EXERCISE DIRECTIONS
Set down word for word the lines running from the line with "Rebuild this chart" to the line with "138, 100, 126]", ends included. Skip every picture.

TASK DATA
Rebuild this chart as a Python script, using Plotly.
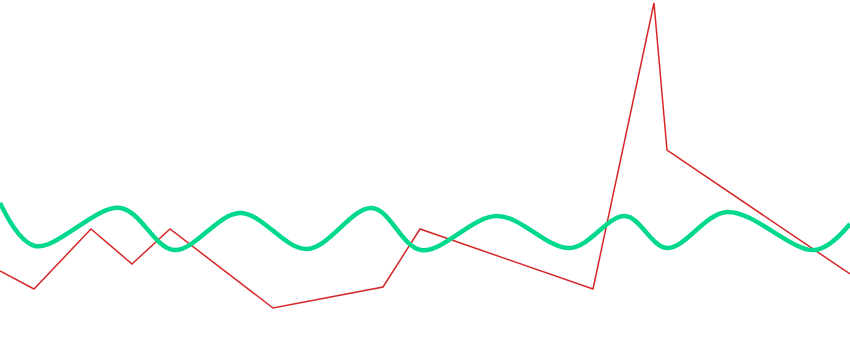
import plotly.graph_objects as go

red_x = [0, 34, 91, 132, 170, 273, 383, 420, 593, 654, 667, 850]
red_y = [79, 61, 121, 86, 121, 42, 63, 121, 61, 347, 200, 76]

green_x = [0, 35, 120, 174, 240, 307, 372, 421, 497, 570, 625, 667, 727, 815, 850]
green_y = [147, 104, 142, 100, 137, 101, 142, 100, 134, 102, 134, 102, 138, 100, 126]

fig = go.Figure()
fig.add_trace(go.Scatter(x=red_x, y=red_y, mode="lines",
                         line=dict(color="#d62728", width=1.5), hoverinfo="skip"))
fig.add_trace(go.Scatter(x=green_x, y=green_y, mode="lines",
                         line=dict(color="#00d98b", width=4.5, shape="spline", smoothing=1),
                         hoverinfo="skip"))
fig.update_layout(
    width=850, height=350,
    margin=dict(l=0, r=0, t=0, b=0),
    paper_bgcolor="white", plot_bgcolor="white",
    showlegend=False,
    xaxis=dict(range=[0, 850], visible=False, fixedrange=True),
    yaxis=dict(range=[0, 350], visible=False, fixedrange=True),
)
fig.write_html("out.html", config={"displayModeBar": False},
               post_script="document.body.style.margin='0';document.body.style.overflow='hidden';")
---
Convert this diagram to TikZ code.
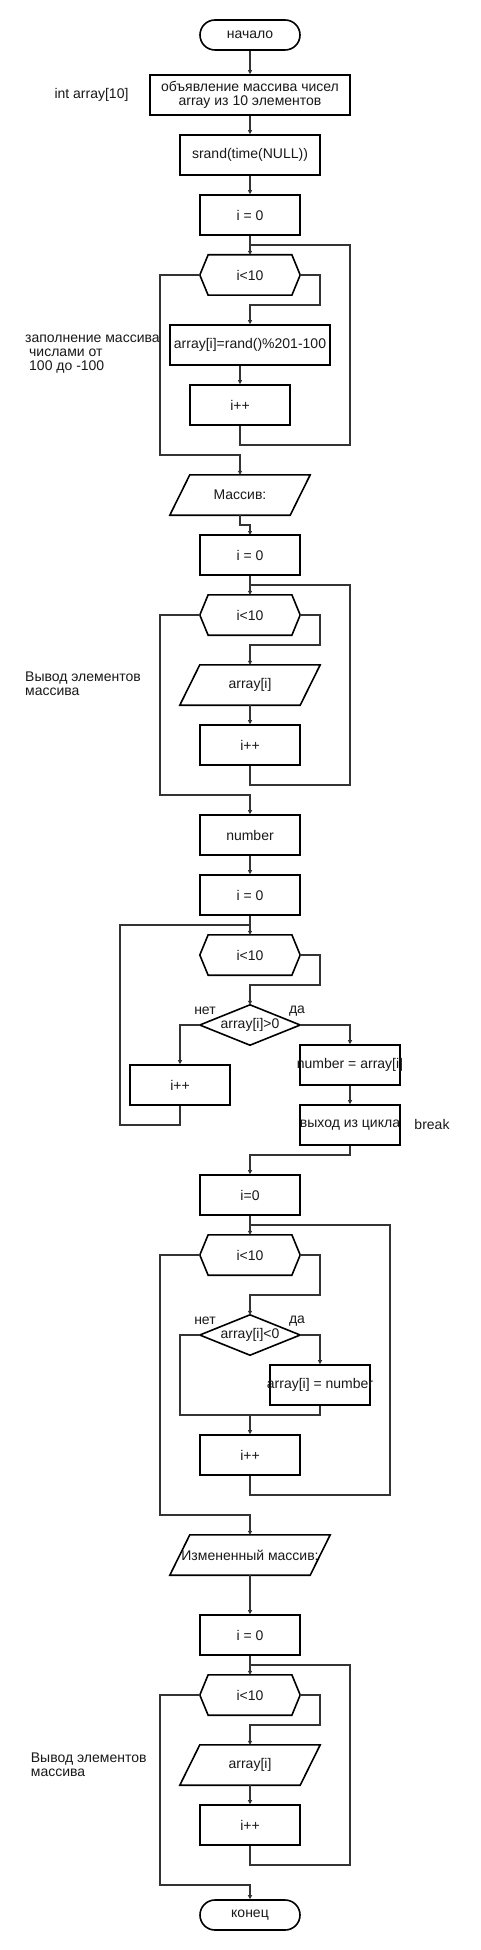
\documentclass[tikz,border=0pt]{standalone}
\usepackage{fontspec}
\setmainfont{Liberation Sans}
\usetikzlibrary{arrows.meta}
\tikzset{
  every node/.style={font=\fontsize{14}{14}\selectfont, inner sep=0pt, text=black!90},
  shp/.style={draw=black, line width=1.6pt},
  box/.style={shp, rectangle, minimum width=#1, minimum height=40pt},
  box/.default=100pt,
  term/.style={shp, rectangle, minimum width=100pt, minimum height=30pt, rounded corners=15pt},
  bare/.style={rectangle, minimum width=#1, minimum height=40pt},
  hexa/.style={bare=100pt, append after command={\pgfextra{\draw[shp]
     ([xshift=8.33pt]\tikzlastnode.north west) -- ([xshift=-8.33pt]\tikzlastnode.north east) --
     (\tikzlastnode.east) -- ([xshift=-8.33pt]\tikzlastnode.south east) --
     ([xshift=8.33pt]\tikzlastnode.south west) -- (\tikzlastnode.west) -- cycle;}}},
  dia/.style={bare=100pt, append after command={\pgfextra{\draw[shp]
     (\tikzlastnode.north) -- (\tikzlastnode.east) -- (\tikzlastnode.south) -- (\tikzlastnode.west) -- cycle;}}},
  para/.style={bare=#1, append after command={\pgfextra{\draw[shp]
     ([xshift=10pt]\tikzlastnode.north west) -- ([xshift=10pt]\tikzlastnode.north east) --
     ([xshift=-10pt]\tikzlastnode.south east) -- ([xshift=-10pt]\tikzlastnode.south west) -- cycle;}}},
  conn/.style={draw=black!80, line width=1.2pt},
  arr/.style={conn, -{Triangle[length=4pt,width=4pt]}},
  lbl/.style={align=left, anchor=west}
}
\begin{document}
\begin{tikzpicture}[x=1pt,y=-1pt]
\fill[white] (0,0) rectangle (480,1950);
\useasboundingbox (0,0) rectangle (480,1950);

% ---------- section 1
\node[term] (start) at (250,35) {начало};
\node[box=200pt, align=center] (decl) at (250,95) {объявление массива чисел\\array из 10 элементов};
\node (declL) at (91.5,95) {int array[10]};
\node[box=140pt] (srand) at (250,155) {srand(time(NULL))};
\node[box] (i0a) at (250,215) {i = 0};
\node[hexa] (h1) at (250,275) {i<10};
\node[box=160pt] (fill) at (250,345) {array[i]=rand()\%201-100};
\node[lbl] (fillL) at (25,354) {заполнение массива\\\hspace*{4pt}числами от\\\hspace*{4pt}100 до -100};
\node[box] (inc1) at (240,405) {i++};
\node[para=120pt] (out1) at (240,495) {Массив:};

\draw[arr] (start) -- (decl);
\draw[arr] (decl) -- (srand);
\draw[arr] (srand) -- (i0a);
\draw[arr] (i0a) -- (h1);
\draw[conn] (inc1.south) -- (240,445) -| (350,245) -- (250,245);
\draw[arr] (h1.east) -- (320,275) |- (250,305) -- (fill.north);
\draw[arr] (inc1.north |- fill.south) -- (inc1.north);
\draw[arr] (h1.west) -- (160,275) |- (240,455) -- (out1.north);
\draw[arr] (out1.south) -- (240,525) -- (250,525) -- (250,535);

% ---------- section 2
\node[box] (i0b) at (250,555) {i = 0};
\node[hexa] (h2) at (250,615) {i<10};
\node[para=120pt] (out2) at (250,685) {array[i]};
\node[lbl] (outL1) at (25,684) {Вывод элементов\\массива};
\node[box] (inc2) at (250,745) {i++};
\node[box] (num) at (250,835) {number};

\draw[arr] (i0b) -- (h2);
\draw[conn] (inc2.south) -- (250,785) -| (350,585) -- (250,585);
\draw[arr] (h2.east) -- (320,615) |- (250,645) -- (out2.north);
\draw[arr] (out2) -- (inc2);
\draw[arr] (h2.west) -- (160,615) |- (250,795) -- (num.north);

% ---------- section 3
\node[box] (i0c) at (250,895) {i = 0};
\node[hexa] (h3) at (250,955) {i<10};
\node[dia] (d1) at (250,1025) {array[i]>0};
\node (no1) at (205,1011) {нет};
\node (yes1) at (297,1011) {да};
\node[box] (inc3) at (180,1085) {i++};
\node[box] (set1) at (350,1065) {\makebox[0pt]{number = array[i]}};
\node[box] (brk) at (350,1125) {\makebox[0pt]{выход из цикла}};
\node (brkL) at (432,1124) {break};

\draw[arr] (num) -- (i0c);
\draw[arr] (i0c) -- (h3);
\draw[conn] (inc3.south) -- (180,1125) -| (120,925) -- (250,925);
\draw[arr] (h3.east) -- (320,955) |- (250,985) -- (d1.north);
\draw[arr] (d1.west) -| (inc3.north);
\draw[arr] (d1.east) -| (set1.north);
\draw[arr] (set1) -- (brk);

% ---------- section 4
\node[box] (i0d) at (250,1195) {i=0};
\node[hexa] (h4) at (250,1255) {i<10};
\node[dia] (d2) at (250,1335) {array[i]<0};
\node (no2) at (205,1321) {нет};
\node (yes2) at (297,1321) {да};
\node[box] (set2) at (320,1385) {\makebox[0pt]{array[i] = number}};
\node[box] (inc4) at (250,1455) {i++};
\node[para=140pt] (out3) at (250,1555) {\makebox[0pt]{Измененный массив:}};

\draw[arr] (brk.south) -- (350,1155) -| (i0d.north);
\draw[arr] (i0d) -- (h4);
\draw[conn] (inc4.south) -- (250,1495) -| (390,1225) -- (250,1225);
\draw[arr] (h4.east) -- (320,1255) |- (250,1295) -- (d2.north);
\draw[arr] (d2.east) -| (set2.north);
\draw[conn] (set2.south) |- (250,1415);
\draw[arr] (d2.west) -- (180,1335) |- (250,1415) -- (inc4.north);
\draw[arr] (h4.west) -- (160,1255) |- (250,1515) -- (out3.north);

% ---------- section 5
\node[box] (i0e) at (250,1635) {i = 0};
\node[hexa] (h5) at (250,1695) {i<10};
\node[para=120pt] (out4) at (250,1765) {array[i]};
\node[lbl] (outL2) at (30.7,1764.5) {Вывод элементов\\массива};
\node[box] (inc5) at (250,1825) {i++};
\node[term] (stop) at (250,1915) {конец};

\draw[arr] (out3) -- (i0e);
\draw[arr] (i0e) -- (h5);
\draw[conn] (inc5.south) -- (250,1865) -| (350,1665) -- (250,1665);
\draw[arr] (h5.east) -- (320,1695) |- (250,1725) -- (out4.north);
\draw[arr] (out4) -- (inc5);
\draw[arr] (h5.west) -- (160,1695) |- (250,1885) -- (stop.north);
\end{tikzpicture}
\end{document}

THE OUTPUT
Rebuild this chart as a Python script, using Plotly.
import plotly.graph_objects as go

red_x = [0, 34, 91, 132, 170, 273, 383, 420, 593, 654, 667, 850]
red_y = [79, 61, 121, 86, 121, 42, 63, 121, 61, 347, 200, 76]

green_x = [0, 35, 120, 174, 240, 307, 372, 421, 497, 570, 625, 667, 727, 815, 850]
green_y = [147, 104, 142, 100, 137, 101, 142, 100, 134, 102, 134, 102, 138, 100, 126]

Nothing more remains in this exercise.